= Data lines =
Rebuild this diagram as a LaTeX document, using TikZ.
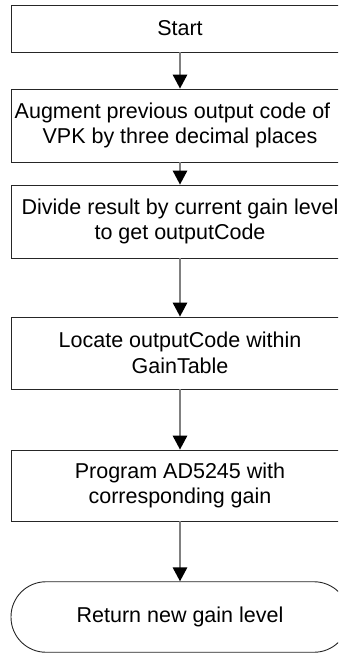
\documentclass[tikz,border=0pt]{standalone}
\usepackage{fontspec}
\setmainfont{Liberation Sans}
\usetikzlibrary{arrows.meta}
\begin{document}
\begin{tikzpicture}[x=1pt,y=1pt,
  box/.style={draw=black!85, line width=0.9pt, fill=white, minimum width=338pt, inner sep=0pt, align=center,
     font=\fontsize{21.5pt}{25.5pt}\selectfont},
  term/.style={box, rounded corners=35pt},
  flow/.style={draw=black!50, line width=1.6pt, -{Triangle[length=14pt,width=14.5pt,fill=black,color=black]}}]
\useasboundingbox (0,0) rectangle (338,-653);
\clip (0,0) rectangle (338,-653);
\node[box, minimum height=47pt] (start) at (180,-28.5) {Start};
\node[box, minimum height=73pt] (aug) at (180,-125.5) {Augment previous output code of\hspace*{15pt}\mbox{}\\VPK by three decimal places};
\node[box, minimum height=73pt] (div) at (180,-221.5) {Divide result by current gain level\\to get outputCode};
\node[box, minimum height=72pt] (loc) at (180,-353) {Locate outputCode within\\GainTable};
\node[box, minimum height=71pt] (prog) at (180,-485.5) {Program AD5245 with\\corresponding gain};
\node[term, minimum height=70.5pt] (ret) at (180,-617) {Return new gain level};
\draw[flow] (start) -- (aug);
\draw[flow] (aug) -- (div);
\draw[flow] (div) -- (loc);
\draw[flow] (loc) -- (prog);
\draw[flow] (prog) -- (ret);
\end{tikzpicture}
\end{document}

= To be done =
Omit every picture, then repeat the remaining data exactly as it appears above.

= Full solution =
Rebuild this diagram as a LaTeX document, using TikZ.
\documentclass[tikz,border=0pt]{standalone}
\usepackage{fontspec}
\setmainfont{Liberation Sans}
\usetikzlibrary{arrows.meta}
\begin{document}
\begin{tikzpicture}[x=1pt,y=1pt,
  box/.style={draw=black!85, line width=0.9pt, fill=white, minimum width=338pt, inner sep=0pt, align=center,
     font=\fontsize{21.5pt}{25.5pt}\selectfont},
  term/.style={box, rounded corners=35pt},
  flow/.style={draw=black!50, line width=1.6pt, -{Triangle[length=14pt,width=14.5pt,fill=black,color=black]}}]
\useasboundingbox (0,0) rectangle (338,-653);
\clip (0,0) rectangle (338,-653);
\node[box, minimum height=47pt] (start) at (180,-28.5) {Start};
\node[box, minimum height=73pt] (aug) at (180,-125.5) {Augment previous output code of\hspace*{15pt}\mbox{}\\VPK by three decimal places};
\node[box, minimum height=73pt] (div) at (180,-221.5) {Divide result by current gain level\\to get outputCode};
\node[box, minimum height=72pt] (loc) at (180,-353) {Locate outputCode within\\GainTable};
\node[box, minimum height=71pt] (prog) at (180,-485.5) {Program AD5245 with\\corresponding gain};
\node[term, minimum height=70.5pt] (ret) at (180,-617) {Return new gain level};
\draw[flow] (start) -- (aug);
\draw[flow] (aug) -- (div);
\draw[flow] (div) -- (loc);
\draw[flow] (loc) -- (prog);
\draw[flow] (prog) -- (ret);
\end{tikzpicture}
\end{document}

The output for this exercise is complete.